Find the lines below that contain the string "this". Copy each one.

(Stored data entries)
^^^^^^^^

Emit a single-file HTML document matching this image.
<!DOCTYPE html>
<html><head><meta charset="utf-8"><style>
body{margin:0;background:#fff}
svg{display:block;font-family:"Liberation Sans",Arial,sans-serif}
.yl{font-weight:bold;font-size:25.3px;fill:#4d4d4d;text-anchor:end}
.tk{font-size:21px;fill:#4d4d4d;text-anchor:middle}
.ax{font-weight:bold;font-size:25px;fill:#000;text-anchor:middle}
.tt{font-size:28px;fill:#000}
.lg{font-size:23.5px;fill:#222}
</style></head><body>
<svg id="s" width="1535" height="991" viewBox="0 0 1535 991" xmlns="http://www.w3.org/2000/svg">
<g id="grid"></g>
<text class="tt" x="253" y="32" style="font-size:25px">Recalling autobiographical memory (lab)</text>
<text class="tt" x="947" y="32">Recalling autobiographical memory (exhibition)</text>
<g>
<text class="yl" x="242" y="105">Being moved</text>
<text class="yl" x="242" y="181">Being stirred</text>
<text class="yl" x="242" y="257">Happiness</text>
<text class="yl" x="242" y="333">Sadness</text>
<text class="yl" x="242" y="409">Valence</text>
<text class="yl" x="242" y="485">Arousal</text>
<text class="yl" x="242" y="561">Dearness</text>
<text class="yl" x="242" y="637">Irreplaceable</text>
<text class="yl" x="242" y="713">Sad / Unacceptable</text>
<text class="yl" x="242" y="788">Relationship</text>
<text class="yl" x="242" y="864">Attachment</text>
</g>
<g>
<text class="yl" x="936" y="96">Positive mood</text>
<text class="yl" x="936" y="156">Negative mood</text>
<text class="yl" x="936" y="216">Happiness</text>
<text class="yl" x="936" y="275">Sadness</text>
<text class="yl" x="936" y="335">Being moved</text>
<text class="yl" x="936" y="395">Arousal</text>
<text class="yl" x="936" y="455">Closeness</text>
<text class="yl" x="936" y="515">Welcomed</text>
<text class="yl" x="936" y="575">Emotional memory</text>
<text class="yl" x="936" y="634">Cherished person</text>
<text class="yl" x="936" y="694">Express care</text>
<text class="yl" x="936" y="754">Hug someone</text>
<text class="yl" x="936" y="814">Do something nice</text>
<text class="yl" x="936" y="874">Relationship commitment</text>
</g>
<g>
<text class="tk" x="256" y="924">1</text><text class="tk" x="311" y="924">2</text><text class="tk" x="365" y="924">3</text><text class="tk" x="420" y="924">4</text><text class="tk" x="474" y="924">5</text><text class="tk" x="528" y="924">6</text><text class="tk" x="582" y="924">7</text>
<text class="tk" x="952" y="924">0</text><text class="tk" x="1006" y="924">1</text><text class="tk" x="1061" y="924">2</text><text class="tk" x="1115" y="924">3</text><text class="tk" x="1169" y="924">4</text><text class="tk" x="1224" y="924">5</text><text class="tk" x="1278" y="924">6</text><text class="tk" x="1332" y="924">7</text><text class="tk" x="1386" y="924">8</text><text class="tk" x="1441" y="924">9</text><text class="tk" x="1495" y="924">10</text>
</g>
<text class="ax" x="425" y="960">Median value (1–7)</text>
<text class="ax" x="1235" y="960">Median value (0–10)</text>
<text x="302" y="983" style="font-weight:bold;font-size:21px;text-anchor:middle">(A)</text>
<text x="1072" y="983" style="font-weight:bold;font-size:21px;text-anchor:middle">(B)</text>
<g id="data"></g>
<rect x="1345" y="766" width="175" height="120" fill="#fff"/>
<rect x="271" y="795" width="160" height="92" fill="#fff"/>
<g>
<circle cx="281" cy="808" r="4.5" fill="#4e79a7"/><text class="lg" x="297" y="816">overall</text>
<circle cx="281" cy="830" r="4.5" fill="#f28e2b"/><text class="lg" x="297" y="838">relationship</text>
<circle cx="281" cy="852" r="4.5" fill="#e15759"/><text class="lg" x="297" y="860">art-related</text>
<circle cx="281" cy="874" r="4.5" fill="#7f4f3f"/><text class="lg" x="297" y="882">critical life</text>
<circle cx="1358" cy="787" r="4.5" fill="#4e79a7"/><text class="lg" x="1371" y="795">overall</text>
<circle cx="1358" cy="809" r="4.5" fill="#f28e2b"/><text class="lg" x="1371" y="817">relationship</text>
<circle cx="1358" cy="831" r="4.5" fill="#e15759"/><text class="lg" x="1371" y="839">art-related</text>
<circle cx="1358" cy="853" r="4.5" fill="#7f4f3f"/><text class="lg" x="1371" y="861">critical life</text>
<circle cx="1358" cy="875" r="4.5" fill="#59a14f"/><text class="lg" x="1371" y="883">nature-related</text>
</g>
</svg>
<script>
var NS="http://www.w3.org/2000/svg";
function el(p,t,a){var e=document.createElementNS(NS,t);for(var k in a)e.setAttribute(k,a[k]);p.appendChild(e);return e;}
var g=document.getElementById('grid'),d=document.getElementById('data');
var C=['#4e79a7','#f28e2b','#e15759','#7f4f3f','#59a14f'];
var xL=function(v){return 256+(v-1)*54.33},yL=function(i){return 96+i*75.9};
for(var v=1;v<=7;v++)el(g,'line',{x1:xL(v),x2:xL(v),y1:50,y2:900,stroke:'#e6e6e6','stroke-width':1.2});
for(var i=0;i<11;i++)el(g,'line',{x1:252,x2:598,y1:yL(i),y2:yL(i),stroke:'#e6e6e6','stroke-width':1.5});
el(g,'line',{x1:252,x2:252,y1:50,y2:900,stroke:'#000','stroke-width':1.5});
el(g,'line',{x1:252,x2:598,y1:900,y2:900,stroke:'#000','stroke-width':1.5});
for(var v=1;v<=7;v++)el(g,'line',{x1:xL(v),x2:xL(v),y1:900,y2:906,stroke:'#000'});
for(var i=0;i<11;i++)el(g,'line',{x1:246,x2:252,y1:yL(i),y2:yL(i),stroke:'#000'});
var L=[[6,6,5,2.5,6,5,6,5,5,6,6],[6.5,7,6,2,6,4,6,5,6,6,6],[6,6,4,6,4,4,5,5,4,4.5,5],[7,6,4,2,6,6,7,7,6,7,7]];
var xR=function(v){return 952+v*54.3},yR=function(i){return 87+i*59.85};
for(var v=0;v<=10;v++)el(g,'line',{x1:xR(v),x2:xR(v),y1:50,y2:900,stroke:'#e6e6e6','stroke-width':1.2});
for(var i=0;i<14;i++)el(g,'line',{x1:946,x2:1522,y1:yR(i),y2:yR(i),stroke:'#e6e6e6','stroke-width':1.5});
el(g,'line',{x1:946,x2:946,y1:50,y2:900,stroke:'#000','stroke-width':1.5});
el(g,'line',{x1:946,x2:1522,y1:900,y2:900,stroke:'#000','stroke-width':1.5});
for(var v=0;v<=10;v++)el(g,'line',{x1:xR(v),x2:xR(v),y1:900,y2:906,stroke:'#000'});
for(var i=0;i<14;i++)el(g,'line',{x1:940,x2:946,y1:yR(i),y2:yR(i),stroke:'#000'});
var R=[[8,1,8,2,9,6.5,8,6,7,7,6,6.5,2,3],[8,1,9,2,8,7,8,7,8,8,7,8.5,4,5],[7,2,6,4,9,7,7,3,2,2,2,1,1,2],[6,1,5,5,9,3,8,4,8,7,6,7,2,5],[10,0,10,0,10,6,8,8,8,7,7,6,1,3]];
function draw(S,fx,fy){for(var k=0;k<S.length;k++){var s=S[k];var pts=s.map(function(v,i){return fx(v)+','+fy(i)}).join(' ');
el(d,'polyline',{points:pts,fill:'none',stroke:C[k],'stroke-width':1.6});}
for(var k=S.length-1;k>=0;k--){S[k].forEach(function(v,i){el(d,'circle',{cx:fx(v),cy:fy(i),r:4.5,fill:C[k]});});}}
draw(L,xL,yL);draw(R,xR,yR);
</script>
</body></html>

^^^^^^^^

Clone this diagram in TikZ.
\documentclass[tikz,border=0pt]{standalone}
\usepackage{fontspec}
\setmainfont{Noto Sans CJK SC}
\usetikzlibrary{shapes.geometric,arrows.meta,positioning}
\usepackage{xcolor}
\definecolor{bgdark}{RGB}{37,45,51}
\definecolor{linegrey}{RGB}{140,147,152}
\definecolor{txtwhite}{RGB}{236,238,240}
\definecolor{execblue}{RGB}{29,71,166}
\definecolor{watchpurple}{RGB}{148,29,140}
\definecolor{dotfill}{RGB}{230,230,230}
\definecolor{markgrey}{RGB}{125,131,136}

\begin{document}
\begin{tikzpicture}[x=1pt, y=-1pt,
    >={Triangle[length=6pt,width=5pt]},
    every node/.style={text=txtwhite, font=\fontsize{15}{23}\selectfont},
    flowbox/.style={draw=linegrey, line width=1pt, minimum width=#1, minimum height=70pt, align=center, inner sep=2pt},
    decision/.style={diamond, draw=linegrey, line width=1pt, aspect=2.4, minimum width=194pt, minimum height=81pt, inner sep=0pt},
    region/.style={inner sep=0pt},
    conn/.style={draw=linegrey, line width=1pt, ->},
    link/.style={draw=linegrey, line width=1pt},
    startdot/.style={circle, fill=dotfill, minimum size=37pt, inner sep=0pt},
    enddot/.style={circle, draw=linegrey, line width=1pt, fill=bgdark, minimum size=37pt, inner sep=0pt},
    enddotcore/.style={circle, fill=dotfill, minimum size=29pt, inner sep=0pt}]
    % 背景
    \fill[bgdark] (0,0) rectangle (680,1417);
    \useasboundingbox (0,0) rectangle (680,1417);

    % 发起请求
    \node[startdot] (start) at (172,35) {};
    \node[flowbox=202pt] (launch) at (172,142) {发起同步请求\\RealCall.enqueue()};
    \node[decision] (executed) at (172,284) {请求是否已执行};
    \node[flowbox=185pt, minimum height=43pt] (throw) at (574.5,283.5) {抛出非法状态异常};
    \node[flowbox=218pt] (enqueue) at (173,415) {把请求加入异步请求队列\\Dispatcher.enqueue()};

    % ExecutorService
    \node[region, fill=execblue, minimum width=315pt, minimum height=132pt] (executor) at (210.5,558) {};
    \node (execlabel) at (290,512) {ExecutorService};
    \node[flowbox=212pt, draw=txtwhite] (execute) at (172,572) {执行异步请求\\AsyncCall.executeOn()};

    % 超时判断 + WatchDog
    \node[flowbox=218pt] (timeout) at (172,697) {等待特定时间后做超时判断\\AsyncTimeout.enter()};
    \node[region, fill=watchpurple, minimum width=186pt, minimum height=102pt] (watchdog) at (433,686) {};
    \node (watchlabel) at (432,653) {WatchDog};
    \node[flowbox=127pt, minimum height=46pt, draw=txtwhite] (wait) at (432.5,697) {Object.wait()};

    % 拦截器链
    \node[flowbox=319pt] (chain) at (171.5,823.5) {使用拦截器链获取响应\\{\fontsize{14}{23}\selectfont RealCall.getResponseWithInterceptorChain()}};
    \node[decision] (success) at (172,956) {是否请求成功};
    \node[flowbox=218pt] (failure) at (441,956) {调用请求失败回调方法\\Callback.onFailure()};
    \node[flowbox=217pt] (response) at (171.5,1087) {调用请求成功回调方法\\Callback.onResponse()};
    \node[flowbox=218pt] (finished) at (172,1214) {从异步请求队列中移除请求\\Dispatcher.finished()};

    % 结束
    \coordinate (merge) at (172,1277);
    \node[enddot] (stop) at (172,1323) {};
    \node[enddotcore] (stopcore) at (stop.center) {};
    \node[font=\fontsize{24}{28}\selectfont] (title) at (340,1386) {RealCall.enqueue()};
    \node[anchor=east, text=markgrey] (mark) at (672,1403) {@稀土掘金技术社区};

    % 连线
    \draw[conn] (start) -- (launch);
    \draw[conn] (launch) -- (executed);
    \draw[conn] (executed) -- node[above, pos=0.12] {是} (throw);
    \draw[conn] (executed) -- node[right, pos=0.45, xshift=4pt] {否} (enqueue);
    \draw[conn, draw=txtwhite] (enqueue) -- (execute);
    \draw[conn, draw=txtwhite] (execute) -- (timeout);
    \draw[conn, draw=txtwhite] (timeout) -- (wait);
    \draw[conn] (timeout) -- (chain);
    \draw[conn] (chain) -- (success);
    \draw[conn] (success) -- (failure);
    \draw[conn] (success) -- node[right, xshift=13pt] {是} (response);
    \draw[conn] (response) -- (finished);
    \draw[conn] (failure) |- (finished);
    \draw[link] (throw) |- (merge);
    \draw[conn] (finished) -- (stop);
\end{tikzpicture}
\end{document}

^^^^^^^^

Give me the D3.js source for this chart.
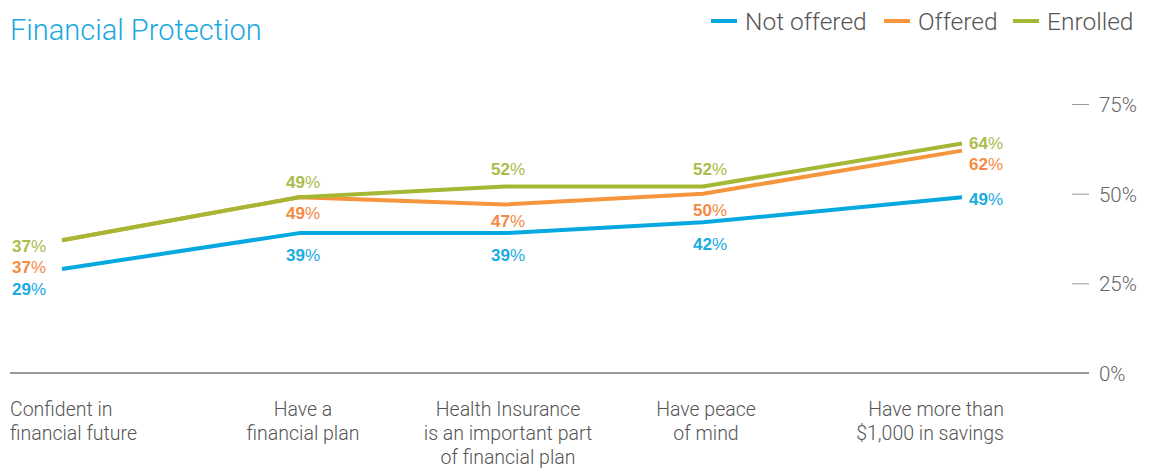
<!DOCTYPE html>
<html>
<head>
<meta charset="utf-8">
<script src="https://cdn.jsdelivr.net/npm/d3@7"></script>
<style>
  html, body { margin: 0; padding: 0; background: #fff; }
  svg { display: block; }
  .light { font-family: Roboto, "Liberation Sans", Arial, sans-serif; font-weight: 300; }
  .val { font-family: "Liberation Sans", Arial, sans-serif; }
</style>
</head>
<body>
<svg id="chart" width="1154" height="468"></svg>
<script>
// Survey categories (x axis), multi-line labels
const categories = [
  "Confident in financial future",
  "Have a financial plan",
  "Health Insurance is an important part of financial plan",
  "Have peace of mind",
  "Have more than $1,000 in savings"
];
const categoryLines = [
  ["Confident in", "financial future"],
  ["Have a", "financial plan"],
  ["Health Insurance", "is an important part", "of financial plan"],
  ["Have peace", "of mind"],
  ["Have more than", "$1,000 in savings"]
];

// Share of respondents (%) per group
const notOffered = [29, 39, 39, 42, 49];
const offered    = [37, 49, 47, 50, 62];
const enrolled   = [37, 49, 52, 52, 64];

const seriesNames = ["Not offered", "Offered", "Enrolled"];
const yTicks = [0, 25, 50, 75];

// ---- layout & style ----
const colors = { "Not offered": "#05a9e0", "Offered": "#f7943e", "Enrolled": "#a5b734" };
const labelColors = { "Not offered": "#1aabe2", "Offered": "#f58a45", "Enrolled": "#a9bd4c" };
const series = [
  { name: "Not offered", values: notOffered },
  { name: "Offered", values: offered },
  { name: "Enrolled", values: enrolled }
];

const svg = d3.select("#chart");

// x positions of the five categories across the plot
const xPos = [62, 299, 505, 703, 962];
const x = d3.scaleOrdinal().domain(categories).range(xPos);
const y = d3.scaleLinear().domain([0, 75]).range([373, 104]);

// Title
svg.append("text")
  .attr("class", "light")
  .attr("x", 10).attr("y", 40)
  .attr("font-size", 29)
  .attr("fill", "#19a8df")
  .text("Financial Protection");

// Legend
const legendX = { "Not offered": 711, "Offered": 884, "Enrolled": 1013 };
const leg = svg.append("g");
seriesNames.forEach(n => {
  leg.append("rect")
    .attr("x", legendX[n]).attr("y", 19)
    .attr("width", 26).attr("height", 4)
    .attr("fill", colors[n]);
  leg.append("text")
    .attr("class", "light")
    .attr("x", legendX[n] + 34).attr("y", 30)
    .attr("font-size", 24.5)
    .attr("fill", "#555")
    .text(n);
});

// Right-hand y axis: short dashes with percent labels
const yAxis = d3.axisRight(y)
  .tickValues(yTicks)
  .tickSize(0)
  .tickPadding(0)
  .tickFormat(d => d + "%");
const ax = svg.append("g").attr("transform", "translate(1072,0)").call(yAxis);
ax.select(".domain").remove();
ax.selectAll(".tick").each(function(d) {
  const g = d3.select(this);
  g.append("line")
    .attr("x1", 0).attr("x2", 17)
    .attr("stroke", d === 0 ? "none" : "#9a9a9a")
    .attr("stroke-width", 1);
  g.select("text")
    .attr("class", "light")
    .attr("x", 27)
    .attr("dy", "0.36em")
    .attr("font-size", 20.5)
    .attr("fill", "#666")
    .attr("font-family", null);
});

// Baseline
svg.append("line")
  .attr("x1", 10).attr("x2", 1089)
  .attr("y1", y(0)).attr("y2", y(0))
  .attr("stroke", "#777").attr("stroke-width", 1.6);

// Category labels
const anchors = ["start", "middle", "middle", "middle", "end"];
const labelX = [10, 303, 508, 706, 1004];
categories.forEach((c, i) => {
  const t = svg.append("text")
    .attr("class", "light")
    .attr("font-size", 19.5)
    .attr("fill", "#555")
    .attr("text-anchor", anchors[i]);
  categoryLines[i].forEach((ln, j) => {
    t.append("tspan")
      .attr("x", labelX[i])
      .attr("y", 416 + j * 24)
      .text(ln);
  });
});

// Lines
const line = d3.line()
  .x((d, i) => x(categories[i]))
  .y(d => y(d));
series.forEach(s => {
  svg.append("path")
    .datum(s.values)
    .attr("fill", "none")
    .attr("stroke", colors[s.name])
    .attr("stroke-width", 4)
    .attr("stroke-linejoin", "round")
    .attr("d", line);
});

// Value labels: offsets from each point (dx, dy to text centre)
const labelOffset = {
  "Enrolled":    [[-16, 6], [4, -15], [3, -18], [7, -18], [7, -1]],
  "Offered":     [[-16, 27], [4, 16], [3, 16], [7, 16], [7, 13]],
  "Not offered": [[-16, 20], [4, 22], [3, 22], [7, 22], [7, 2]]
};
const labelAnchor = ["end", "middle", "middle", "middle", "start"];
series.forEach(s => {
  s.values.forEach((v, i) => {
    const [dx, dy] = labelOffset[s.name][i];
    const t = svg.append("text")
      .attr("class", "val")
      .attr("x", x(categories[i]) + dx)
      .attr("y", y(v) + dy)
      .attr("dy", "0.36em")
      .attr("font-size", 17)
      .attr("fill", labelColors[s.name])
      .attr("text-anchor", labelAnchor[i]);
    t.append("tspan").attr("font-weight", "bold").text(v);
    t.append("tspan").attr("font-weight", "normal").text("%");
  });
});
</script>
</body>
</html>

^^^^^^^^

**Reply to the task:**
Emit a single-file HTML document matching this image.
Clone this diagram in TikZ.
Give me the D3.js source for this chart.
  const g = d3.select(this);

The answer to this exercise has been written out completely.